Many readers of this story have noticed the important role that clothing plays in it. Of course, we have the special robe that Jacob gave to Joseph, the robe that became the focus for so much rage and pain. And, in this very full scene of the abduction of Joseph, we are also told of two instances in which someone tears their own clothing. (Moreover, next week we will read that, at another important turning point in the story, all the brothers tear their clothing in despair.) So it is worthwhile to pay attention to what happens to the special robe. We could well imagine that the brothers, after stripping Joseph of this prize cloak, would have torn it to shreds. And, if they did not have time to do this at the start of their campaign, we would not have been surprised to read that they tore the robe to pieces when they dipped it in blood. After all, the illusion they wanted to create was that Joseph had been attacked by a wild beast.

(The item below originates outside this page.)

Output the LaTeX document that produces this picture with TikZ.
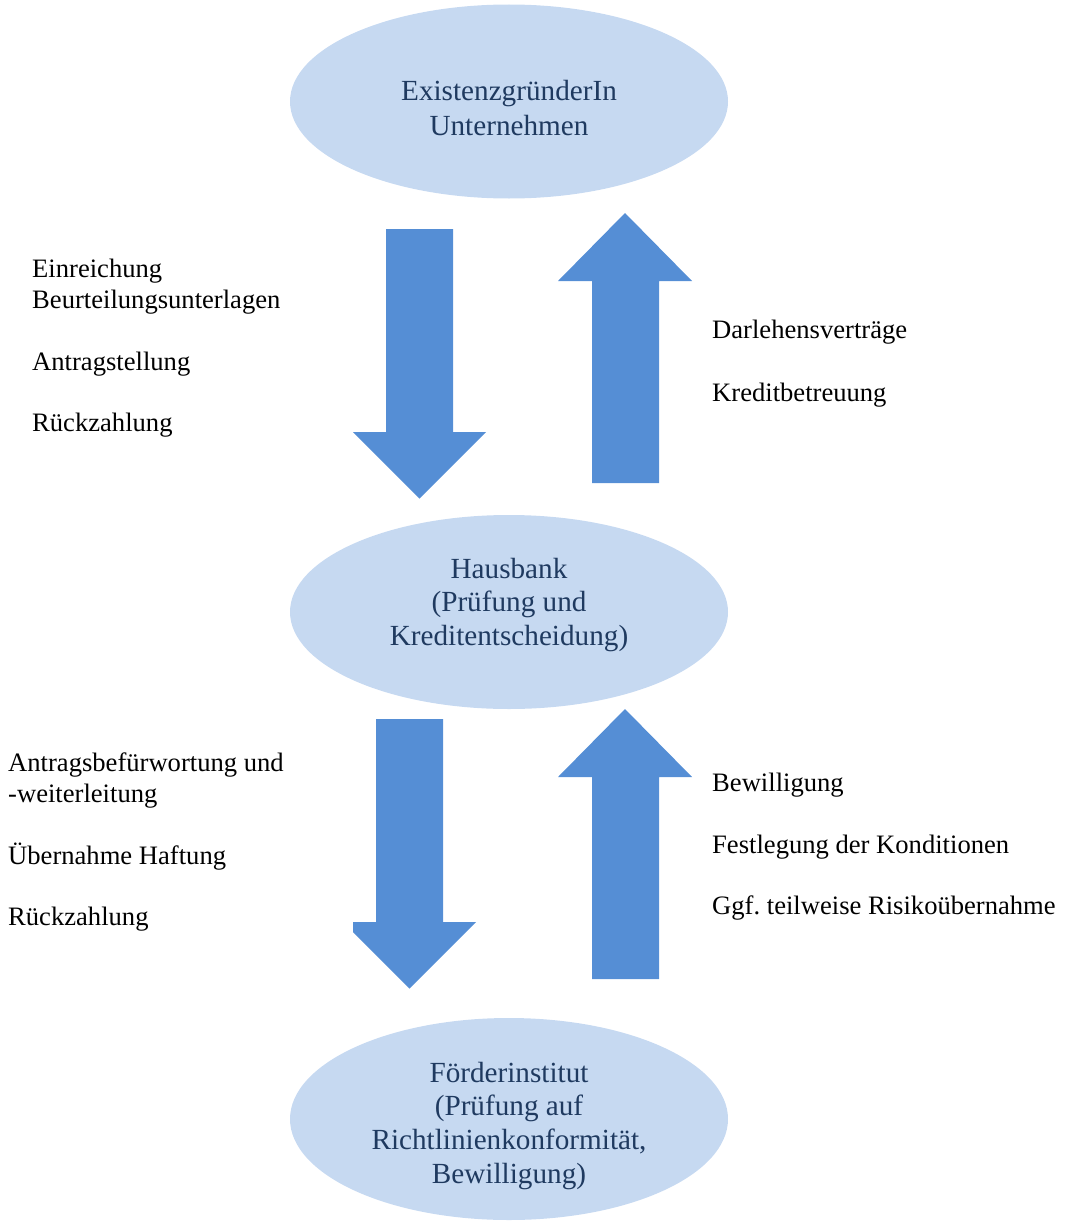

But the cloak is not torn. It remains whole. Why is that?

The practice of tearing one’s clothes continues in Jewish tradition to this day as a public expression of mourning. But its origin stems from a more spontaneous and general expression of uncontrollable, searing pain. Why did a person tear their clothes? It was not simply, as it is now, a symbol of the loss of a loved one. Rather, it was the expression of the shattering of one’s own sense of wholeness. (See, e.g., King Lear, Act 3, Scene 4) Tearing one’s clothes conveys the horror of feeling that one’s sense of a coherent world is lost. One’s clothing, as one’s personal envelop of security, stands for a sense of fitting into this world. Our clothes are not only a covering for ourselves. They are ourselves as we live within this world. The sound of the tearing of a fabric conveys a sense of the sundering of threads of connection and interconnectedness. We have not only lost a loved one; we have lost ourselves. Because our bond to the world is broken, it does not matter to us that the tearing of our clothes exposes us to the outside world and to the view of others. Because we are disengaged from our concern with the world, we are not concerned that our torn clothes cannot maintain our sense of privacy.

To tear the clothes of others would be an act of aggression, especially aimed at depriving them of their dignity, to render them, against their will, exposed and vulnerable. We could have expected such an attack by Joseph’s brothers. But, when the brothers divest Joseph of his special cloak they do not vent their rage upon it so as to destroy it. They cannot bring themselves to destroy the cloak because they cannot bring themselves to destroy Joseph. For them, the cloak is Joseph.

Therefore, after they return the cloak to their father, they can hope to go to their tents and sleep without guilt. After all, they have returned Joseph to their father, bloody, but whole.